Theoretical RAID-Zx add parity - The Good, Bad & Ugly

This is not a TrueNAS issue, just a general discussion of the problems of adding a parity level to RAID-Zx. This does assume that RAID-Zx stripes are contiguous. But, I think they are, (just covering my bets in case they don’t have to be…).

Some of this was taken from my post here:


The Good:

Someone who started out with a few disks in RAID-Z1, but now has too many for easy backup, re-create and restore, could then add parity.

And perhaps even allowing taking a single disk and adding parity, to end up with a 2 disk RAID-Z1. User can later then add data disks or another parity level. Thus, eventually allowing Mirror vDev to RAID-Zx vDev pool migration, live, with no down time.

Eventually the “block pointer update” code could possibly allow RAID-Zx vDev removal, to equal or wider RAID-Zx vDevs.

This may even “fix” the Device Removal for Mirrors and Stripe disks, where a virtual vDev is created for the removed vDev. That is both clumsy and requires in-memory pointers. Having a “fixed” version of Device Removal for Mirrors and Stripe disks, does require “block pointer update”…


The Bad:

This is really, really, need I say it again? Really hard.

Adding parity will involve block pointer updates. Not the de-fragment or fragment that some people want. Just a plain block pointer update for a new data block location. So, VERY HARD because of:

  • hard links
  • block clones
  • snapshots
  • dataset clones
  • De-duplication
  • bookmarks?

Now why does that RAID-Zx stripe need a new location?

Simple, a full width RAID-Zx stripe without a spare block immediately after, can’t support an additional parity. Remember, adding a column to RAID-Zx does not add free space at the column level, but at the end of the vDev. Totally different from regular RAID-5/6.

Further, during the disk add routine, exactly the same as RAID-Zx expansion, any new writes would need to be restricted to the old maximum width. Or perhaps written with the new parity level. This is needed because we must not let any old level of parity be written to the new maximum width. That would prevent additional parity to be added to that RAID-Zx stripe, (without adding yet another disk!).

Next, tunables are needed:

  • Number of read ahead blocks / RAID-Zx stripes
  • Maximum amount of memory to use
  • Ability to enable over-coming the maximum amount of memory to use, when a single RAID-Zx stripe needs it
  • Pause & resume, to allow the heavy work to occur at desired times
  • Auto-pause on scrub or not, (but ALWAYS pause on Re-Silvers!)

Basically this is done is 3 phases:

  1. Add additional disk, but limit new writes to be new parity level. Or to prior maximum width.
  2. Perform the post disk add scrub
  3. Move the data to a location which has space for the additional parity

The last requires scanning through the RAID-Zx stripes to look for old parity level stripes. But, because the wider stripes need more space, it should probably be done starting with the widest and working down.


The Ugly:

The biggest stumbling block for this feature is the “block pointer update”. As soon as word gets out that you are working on such, people will jump all over you and assume / ask / demand / threaten for the Holy Grail of de-fragmenting or fragmenting.

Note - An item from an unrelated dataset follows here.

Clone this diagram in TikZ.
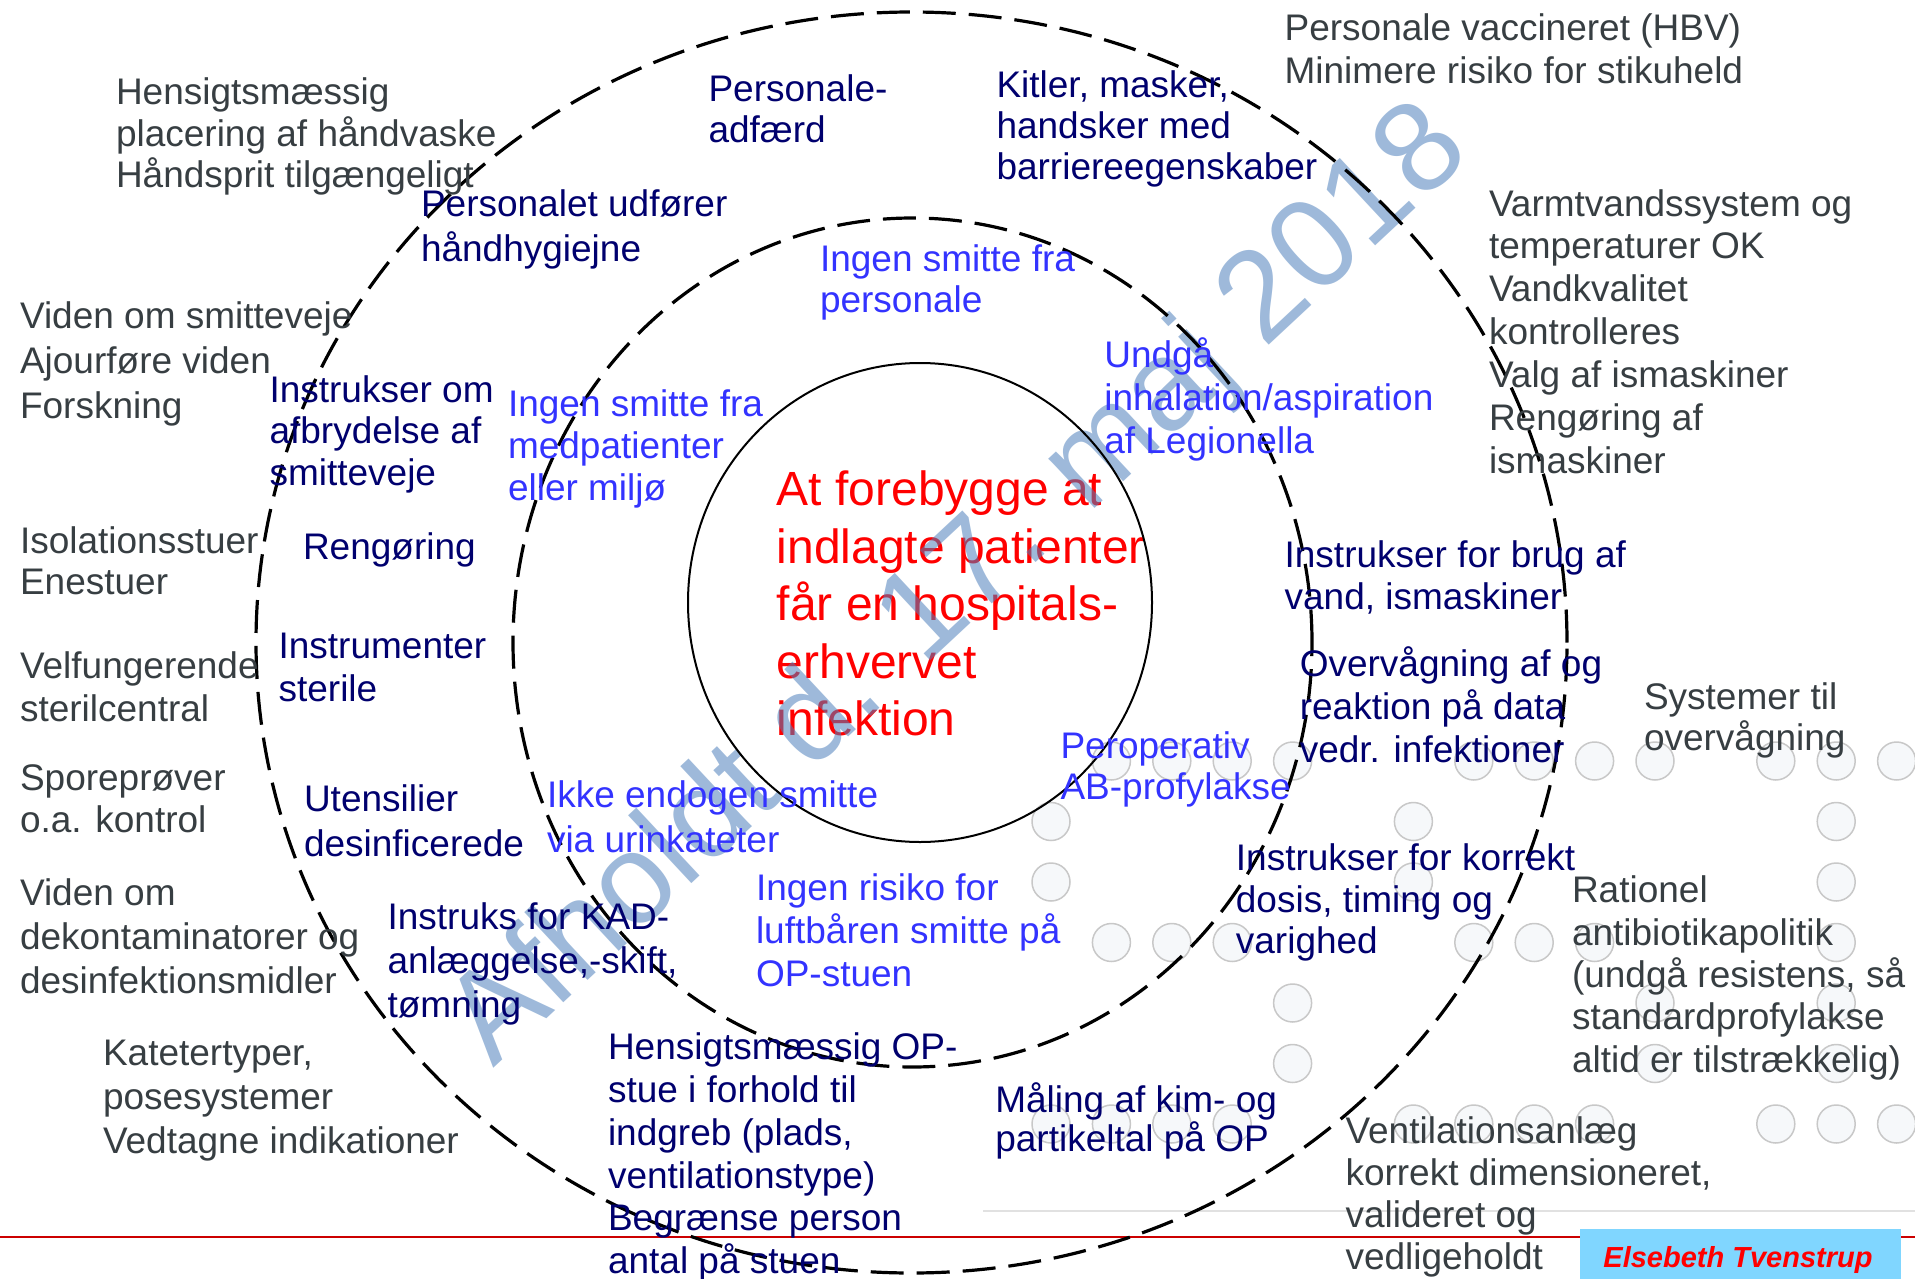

That is in a whole another universe of HARD. Right up there with changing checksum, compression, encryption & de-duplication in place.

There are going to be people that just will not accept that general purpose de-fragmenting or fragmenting is much harder. I can foresee that anyone working on “block pointer update”, either for RAID-Zx vDev removal or Add Parity, would need someone to filter communications.

Otherwise the programmer could go a bit crazy, trying to get people to READ the scope of the project. (Which does not include de-fragment or fragment…)

I did say this was ugly, not bad or hard.